In This Sex Which Is Not One, Luce Irigaray elaborates on some of the major themes of Speculum of the Other Woman, her landmark work on the status of woman in Western philosophical discourse and in psychoanalytic theory, In eleven acute and widely ranging essays, Irigaray reconsiders the question of female sexuality in a variety of contexts that are relevant to current discussion of feminist theory and practice.

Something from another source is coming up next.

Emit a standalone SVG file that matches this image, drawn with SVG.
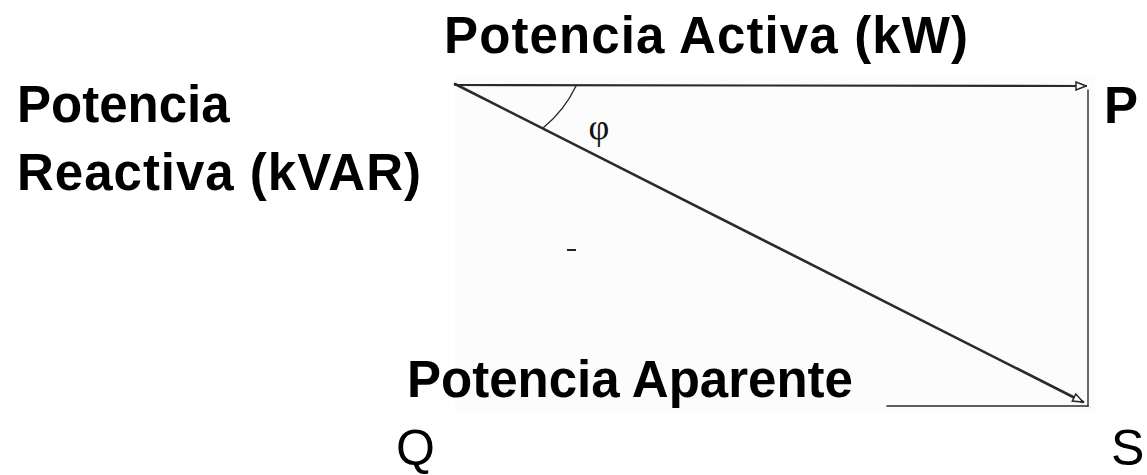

Among the topics she treats are the implications of the thought of Freud and Lacan for understanding womanhood and articulating a feminine discourse; classic views on the significance of the difference between male and female sex organs; and the experience of erotic pleasure in men and in women. She also takes up explicitly the question of economic exploitation of women; in an astute reading of Marx she shows that the subjection of woman has been institutionalized by her reduction to an object of economic exchange. Throughout Irigaray seeks to dispute and displace male-centered structures of language and thought through a challenging writing practice that takes a first step toward a woman's discourse, a discourse that would put an end to Western culture's enduring phallocentrism.
Making more direct and accessible the subversive challenge of Speculum of the Other Woman, this volume--skillfully translated by Catherine Porter (with Carolyn Burke)--will be essential reading for anyone seriously concerned with contemporary feminist issues.